#### YOUR GOAL
Repeat exactly, and only, the lines from the one that contains "What Bokeh code" to the one that contains "from bokeh.resources import INLINE", both ends included. Omit every picture.

--- --- ---

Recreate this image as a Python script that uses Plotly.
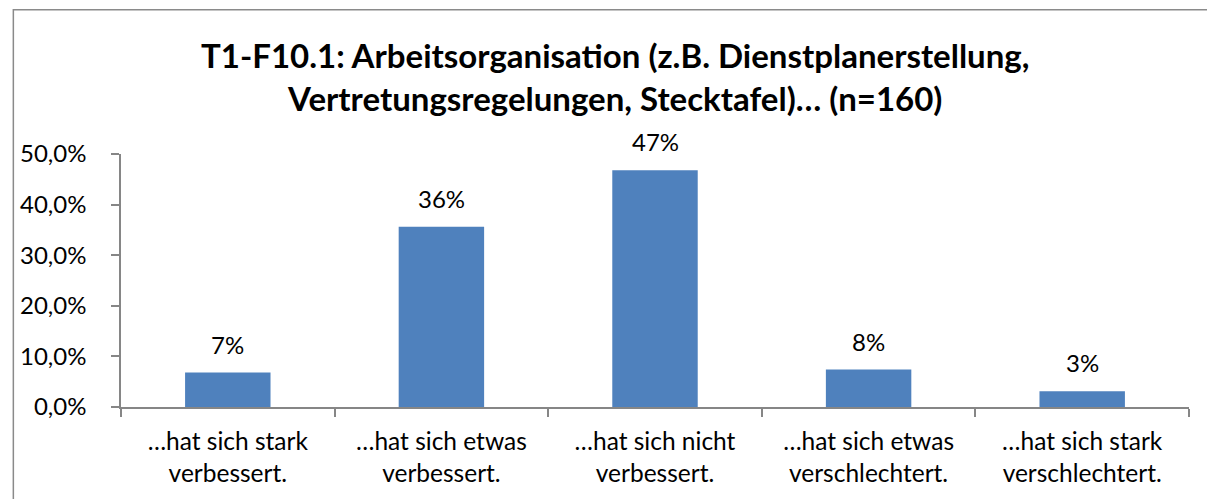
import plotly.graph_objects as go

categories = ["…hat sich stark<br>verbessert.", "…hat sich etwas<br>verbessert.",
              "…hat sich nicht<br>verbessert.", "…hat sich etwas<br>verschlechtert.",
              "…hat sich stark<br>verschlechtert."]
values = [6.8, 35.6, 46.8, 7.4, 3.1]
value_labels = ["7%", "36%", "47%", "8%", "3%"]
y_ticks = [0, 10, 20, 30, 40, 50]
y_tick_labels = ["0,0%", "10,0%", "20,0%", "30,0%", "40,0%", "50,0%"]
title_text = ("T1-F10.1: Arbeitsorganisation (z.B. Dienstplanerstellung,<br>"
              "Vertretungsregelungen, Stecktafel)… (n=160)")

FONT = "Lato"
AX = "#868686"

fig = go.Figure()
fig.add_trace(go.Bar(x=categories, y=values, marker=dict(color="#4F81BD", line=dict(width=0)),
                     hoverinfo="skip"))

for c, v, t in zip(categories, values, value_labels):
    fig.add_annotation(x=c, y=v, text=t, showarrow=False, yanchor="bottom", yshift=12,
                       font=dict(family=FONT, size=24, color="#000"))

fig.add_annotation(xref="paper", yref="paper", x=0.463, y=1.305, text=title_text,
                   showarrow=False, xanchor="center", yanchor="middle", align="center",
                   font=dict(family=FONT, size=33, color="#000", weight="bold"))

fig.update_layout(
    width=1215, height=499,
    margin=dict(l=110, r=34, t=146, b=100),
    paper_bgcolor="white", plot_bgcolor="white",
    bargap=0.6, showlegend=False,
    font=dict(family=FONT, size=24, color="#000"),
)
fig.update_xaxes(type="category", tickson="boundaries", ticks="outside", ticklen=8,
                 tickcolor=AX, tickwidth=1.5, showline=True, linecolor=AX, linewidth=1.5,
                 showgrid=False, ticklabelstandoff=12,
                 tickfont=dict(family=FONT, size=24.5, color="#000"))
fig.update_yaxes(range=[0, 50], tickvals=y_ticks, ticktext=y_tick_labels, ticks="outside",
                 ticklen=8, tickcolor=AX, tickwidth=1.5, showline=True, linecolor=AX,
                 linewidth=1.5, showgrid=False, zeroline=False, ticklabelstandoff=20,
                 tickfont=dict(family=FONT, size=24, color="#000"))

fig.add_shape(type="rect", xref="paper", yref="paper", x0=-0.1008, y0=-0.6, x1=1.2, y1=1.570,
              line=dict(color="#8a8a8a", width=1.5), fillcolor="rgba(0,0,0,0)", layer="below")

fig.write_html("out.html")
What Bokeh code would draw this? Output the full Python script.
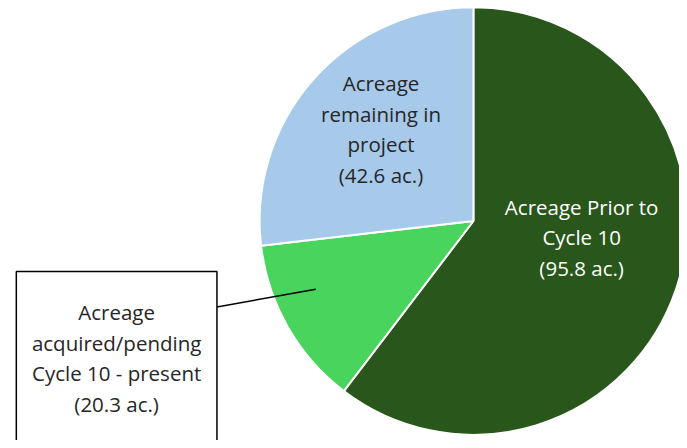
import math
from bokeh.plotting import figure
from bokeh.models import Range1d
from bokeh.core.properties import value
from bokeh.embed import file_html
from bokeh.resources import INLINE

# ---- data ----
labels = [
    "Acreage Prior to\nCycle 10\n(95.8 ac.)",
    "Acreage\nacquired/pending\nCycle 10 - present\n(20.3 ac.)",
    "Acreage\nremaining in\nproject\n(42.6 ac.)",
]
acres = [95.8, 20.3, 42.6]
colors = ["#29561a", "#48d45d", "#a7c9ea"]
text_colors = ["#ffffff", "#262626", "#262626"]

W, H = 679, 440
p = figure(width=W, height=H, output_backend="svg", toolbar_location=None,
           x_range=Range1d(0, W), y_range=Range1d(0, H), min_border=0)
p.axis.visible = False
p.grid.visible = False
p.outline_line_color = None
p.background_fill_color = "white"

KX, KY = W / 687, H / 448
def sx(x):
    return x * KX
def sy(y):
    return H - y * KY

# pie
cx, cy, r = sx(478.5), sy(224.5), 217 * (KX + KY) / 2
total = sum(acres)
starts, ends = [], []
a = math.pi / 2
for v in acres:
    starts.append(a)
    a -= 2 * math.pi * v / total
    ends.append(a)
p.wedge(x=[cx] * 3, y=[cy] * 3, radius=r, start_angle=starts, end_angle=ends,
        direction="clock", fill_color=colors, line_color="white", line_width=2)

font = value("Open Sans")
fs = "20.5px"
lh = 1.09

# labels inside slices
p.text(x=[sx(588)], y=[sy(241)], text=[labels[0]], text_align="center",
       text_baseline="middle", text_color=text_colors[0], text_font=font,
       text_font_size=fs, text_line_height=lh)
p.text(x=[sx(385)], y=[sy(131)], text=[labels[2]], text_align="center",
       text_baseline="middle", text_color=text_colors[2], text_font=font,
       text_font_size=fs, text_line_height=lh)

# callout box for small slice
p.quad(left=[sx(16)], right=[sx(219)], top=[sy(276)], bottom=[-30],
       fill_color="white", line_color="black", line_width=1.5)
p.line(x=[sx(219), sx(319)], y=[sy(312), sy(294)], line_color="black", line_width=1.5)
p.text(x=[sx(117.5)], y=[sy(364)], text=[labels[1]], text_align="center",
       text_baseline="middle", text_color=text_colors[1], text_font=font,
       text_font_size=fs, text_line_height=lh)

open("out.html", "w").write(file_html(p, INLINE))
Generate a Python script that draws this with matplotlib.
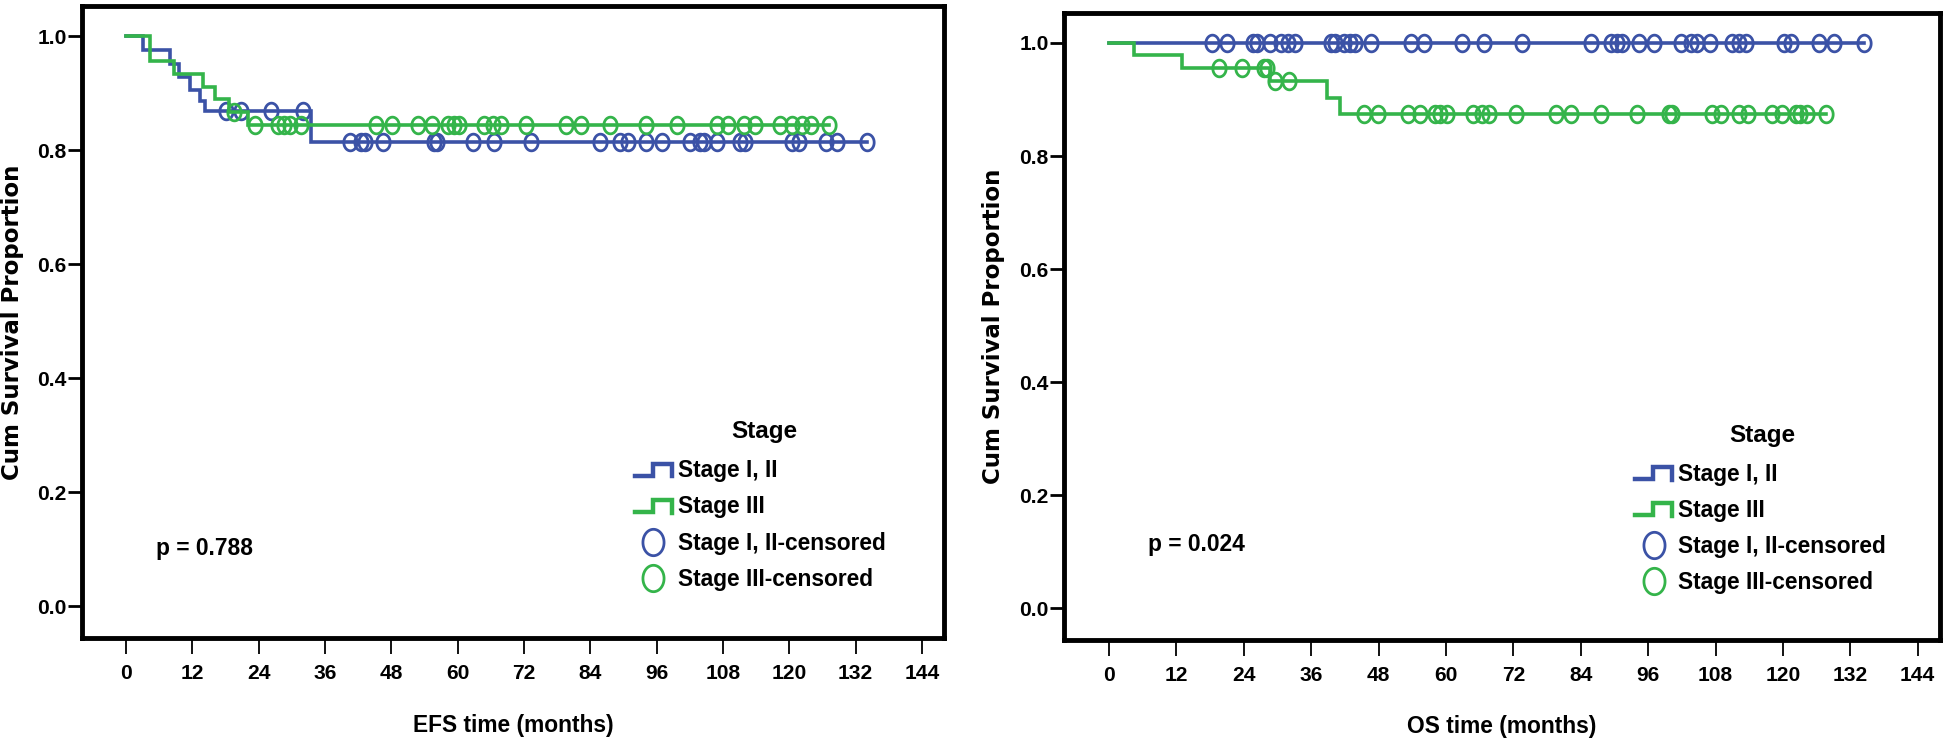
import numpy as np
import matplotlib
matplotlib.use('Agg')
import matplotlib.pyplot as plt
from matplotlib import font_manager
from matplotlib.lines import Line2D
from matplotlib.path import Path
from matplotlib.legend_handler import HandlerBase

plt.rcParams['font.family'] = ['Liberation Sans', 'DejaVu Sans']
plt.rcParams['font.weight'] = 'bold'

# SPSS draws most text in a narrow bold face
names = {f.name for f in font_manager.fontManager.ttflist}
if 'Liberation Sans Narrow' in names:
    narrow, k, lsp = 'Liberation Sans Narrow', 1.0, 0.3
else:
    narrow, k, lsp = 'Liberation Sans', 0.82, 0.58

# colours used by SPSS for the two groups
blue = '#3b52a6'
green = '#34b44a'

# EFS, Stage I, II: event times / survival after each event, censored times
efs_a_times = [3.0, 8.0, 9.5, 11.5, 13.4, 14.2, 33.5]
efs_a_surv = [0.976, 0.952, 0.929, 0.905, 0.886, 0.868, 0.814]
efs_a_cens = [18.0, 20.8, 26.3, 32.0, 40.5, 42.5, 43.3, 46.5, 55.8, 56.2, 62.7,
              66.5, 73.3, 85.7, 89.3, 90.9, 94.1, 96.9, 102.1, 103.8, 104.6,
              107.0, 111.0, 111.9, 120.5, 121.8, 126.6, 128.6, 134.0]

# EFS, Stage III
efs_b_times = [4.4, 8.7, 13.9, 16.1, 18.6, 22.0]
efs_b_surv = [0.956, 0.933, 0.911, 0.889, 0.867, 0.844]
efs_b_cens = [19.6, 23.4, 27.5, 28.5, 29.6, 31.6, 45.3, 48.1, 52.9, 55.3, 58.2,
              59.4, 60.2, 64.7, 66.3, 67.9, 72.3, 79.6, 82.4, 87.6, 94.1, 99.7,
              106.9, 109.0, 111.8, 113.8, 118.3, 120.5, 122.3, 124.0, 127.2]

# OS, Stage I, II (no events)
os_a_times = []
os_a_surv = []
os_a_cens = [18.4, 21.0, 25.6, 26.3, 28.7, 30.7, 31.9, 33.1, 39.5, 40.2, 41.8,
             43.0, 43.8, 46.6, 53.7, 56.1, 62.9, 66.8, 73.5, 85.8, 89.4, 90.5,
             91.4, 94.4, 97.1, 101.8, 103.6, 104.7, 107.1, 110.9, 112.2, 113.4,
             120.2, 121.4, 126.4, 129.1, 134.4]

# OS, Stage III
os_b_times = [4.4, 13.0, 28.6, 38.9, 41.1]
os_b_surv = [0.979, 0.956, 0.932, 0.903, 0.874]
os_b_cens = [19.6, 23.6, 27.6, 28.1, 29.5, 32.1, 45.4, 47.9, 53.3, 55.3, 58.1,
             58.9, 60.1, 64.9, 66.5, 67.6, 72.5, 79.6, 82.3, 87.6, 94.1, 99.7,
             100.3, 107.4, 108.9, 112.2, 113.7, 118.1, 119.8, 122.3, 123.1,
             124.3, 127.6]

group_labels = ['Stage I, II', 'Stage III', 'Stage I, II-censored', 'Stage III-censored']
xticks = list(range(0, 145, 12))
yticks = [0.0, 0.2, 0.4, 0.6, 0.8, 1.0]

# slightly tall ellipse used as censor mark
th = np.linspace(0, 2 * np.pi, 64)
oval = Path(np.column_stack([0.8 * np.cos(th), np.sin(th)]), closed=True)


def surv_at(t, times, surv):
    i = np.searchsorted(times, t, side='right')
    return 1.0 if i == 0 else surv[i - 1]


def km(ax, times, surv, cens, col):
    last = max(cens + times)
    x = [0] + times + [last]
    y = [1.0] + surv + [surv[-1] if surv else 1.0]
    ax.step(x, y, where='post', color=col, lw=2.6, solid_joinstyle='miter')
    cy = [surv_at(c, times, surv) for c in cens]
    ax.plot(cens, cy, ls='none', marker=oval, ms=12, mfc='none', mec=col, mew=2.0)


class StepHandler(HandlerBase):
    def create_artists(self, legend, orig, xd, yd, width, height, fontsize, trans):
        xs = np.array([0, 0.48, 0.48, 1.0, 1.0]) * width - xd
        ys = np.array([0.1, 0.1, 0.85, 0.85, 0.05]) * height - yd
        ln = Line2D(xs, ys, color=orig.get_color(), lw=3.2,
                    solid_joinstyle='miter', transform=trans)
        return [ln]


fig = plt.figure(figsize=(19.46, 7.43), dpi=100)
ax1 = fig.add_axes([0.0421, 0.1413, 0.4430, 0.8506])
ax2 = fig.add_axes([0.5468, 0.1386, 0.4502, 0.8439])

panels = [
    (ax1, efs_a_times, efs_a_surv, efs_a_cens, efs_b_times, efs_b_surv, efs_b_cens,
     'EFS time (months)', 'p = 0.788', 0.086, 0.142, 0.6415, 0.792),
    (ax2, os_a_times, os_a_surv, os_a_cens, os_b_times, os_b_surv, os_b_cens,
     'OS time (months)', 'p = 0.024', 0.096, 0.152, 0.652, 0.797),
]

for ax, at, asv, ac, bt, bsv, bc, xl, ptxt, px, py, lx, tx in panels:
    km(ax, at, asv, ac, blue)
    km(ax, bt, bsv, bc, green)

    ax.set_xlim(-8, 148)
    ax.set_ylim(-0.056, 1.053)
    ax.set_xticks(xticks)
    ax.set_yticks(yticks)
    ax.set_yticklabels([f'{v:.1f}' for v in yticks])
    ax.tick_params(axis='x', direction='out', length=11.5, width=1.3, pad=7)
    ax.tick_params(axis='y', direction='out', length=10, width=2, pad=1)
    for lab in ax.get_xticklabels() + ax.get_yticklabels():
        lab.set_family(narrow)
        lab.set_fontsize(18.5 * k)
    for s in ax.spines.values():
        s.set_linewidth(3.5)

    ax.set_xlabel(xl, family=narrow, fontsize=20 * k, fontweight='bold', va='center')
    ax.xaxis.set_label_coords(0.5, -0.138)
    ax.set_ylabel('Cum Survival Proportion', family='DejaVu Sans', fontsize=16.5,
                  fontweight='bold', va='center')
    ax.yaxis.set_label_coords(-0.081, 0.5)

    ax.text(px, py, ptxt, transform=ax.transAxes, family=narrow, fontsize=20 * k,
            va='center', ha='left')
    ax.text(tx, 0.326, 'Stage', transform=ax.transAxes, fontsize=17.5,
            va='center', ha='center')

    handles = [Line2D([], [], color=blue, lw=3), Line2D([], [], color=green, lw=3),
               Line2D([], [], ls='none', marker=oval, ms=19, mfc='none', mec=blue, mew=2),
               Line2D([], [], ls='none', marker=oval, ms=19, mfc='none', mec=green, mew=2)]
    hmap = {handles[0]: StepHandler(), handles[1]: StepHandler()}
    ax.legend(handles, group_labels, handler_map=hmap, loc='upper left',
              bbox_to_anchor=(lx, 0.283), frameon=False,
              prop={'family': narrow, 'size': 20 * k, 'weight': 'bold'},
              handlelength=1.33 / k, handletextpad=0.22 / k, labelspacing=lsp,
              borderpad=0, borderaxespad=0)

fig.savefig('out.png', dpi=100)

--- --- ---

#### RESULT OF THIS TASK
What Bokeh code would draw this? Output the full Python script.
import math
from bokeh.plotting import figure
from bokeh.models import Range1d
from bokeh.core.properties import value
from bokeh.embed import file_html
from bokeh.resources import INLINE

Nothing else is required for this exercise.